Leopards are sly, fast and endangered — so too is Burt Lancaster as Don Fabrizio Corbera in Luchino Visconti’s classic 1963 film “The Leopard.” Projected in a classroom at the Mandel Center for the Humanities on Thursday, March 8, this film — about a ruthlessly honest aristocrat fighting to preserve his way of life while his country is in political turmoil — created a calm in the room filled with students chewing popcorn and eating candy.

When “The Leopard” was released in theaters in the summer of 1963, it was largely dismissed by film critics, with the majority of the criticism aimed at Lancaster’s performance.

Prof. Bernard Yack (POL), a political theorist and author of several books on the topic of revolution and nationalism, feels differently. Both before and after the film screening, he stood up to face the audience. “They don’t make films like this today; they just don’t,” he said.

The film screening was part of a series hosted by the History of Ideas Program to explore classical film and study the ramifications of nationalism. “The Leopard” opens with a panorama of a villa in the Sicilian countryside in 1860. Soon, cries come out from the garden, where a dead Royalist soldier’s body has been found. The Prince of Saline, Don Fabrizio Corbera, finds the body and in a tight shot of his face, wrinkled and sweating, the audience sees a man in deep distress. The prince realizes that the dead soldier’s body is just the beginning of the carnage to come as revolution breaks out between the king’s army and rebels led by insurgent Giuseppe Garibaldi. 


PANNED: Burt Lancaster’s portrayal of the prince of Salina was harshly criticized upon the film’s release. 

 Fearing for his life, the prince flees with his priest, taking a chariot to the small town of Palermo. There, after consuming countless glasses of bourbon, he meets with a prostitute. The next day, in a heated discussion with his priest, the prince justifies his actions by noting that while he has a loving a devoted Catholic wife, he has “never see her navel.” The priest laughs with the prince but is concerned. Both men sense that while everything seems the same at surface level, the paradigm is shifting, and war is imminent. The priest questions whether the church will survive the civil war, to which the prince forcefully proclaims that the church will always be fine, but that his class, the aristocracy, will fall.

Finding the small town of Palermo to be suffocating his spirit, the prince travels to his summer home in Donnafugata, where he spends his days hunting and evenings hosting guests and drinks copiously. In this small town, a referendum is held on whether Donnafugata should remain under control of its leading citizen, Don Calogero Sedara. Given the corrupt town officials and Sedara’s iron grip of control over town politics, the vote unsurprisingly yields a win for the nationalists by 512-0 votes. The prince looks on as the vote is announced, an expression of worry on his face. He later asks his hunting companion, who is also the village organist, about the vote. His companion admits that he voted no. 

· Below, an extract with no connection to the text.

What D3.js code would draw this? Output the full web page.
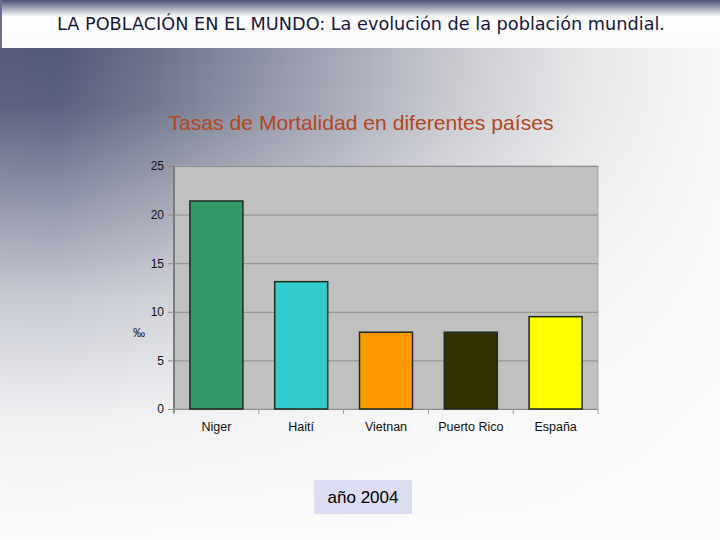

This event further sows doubt in the prince’s mind over whether he is part of a dying breed of aristocrats who, perhaps, have been corrupted by their own power. The film ends with a 22-minute scene of a grand ball held in the villa of a neighboring aristocrat. The final scenes show the prince wandering aimlessly during the ball, walking through each chamber of the house until he is lost. With nowhere else to go, he sits on the marble staircase, watching the young men and women fly as they dance across the marble floor. Ultimately, he joins the dancers with a look of deep sorrow across his face. 

“The Leopard” may provide insight on today’s political climate, Yack explained. He noted the dignity with which Lancaster’s character handles the changing paradigm, as well as the dangers of nationalism and labeling the wealthy or educated in a society as “the enemy.”

 Most of the students in the audience are participants in the History of Ideas Program at Brandeis, of which Yack is a faculty member. The program offers an interdisciplinary minor to students who wish to take elective classes and supplement their major with classes that pertain to social justice and new ways of thinking about personal identity and the world. The Program occasionally hosts a movie night, often screening classic films that the faculty believe have cultural significance, and shine a light on important moments in history and cultural shifts.

As the credits of “The Leopard” rolled across the screen, students from the program huddled in small groups to discuss the film. Some felt that, at 2 hours and 40 minutes, the movie was too long and failed to tell a compelling story. Others felt that Lancaster’s character was, in many ways, the opposite of Donald Trump. The conversation turned toward whether the movie was a cautionary tale with relevance to the millennial generation. One student mused as to whether the rich and educated in the U.S. should fear an uprising by the far-right and Tea Party members. 

But, as Yack noted, the purpose of the screening was not to force students to analyze everything about the movie. In many ways, he said, “It’s a wonderful film because the costumes are so intricately detailed and colorful.”